Whisky Review: Duncan Taylor Dimensions Cameronbridge 33-Year-Old Single Grain Whisky - The Whiskey Wash

Whisky Review: Duncan Taylor Dimensions Cameronbridge 33-Year-Old Single Grain Whisky

Cameronbridge is the oldest grain distillery in Scotland, and the largest grain distillery in all of Europe, but ask the average whisky drinker about the last time they tasted some Cameronbridge spirit, and you’ll probably get a quizzical look. For such a major component of the Scotch whisky industry, it doesn’t get a lot of press, and bottlings that bear the Cameronbridge name are few and far between.

The distillery is owned by Diageo, and, in fact, was an original member of Distillers Company Limited, the alliance of nine Scotch distillers formed in 1877 that would eventually become Diageo. Yet Cameronbridge was founded well before then, in 1824 by William Haig. The Haig family had already been in the distilling industry for generations, and the 1820s were a time of innovation and growth in the Scotch whisky industry, particularly in the Lowlands, as legislation that required distilleries to use pot stills was rolled back.

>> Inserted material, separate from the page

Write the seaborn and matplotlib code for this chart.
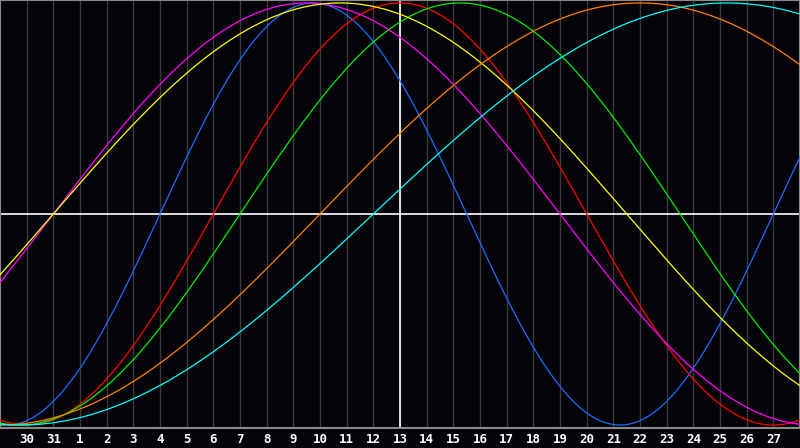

Cameronbridge was the very first Scottish distillery to use a patent still, installing a model that was designed by William’s cousin, Robert Stein. This was even before Aeneas Coffey launched and patented his eponymous continuous still, although once that version was introduced Cameronbridge installed a couple of those as well.

Today, Cameronbridge produces an astonishing amount of whisky—120 million liters of alcohol per year, or 40,000 liters per hour. Reportedly, the whisky is produced from a mash of 90% wheat and 10% malted barley, distilled to 93.8% alcohol, just shy of the legal maximum of 94.8%. It’s proofed down to 68.5% before barreling.

Much of Cameronbridge’s whisky ends up in major blends like Johnny Walker, Bell’s, J&B, White Horse, and others, although it does offer one official bottling of single grain whisky called Cameron Brig. Cameronbridge is also the source of Haig Club, the David Beckham-backed whisky introduced a few years back named for the distillery’s founder. And if that weren’t enough, Cameronbridge also makes neutral grain spirit used for the production of some prominent clear and sweetened spirit brands, including Gordon’s Gin, Tanqueray, and Smirnoff.

This release is a rare independently bottled expression of Cameronbridge spirit, aged 33 years in used American oak casks. Old single grain whisky like this isn’t common, but it is a relatively economical way to get your hands on some very well-aged whisky, and some of it is quite delicious. Will this one be tasty? Let’s find out.

Tasting Notes: Duncan Taylor Dimensions Cameronbridge 33-Year-Old Single Grain Whisky

Vital Stats: 33 years old, 47.8% ABV. Distilled Feb 1979, bottled Sept 2012. Cask no. 55, bottle 32 of 237. Not colored or chill filtered

Appearance: Amber, with a slightly greenish tinge.

Nose: Right after I opened the bottle, the nose was really sweet – vanilla, marshmallow, crème brulee. But after sitting for a few weeks, the aroma changed significantly, taking on more depth. There’s red fruit, melon, butterscotch, old oak, candle wax, and a touch of floor polish. Not overly dense or complex, but still quite pleasant.

Palate: Like the nose, the palate balances appealing sweetness with a welcome touch of darker, stranger flavors. At first, there’s birthday cake with vanilla frosting. That transitions to a smoky note of patchouli and sandalwood incense. Then, it’s back to the world of sweetness with a burst of ripe fruit: Mirabelle plums, melon Hi-Chew, and that guava hard candy they give out at Vietnamese restaurants. Finally, a long, tapering finish brings mature oak and a slightly spicy rye crisp topped with a hearty slick of butter.

The Takeaway

While this release retains some of those light, sweet flavors grain whisky is known for, it’s sufficiently ornate to keep single malt drinkers intrigued. There’s something exotic about this deep cut - the interplay between sugary sweetness and smoke, or the way the palate moves from one distinct flavor to the next in an orderly, sequential way. Recommended, especially for those who are skeptical of grain whisky’s ability to deliver anything resembling real flavor.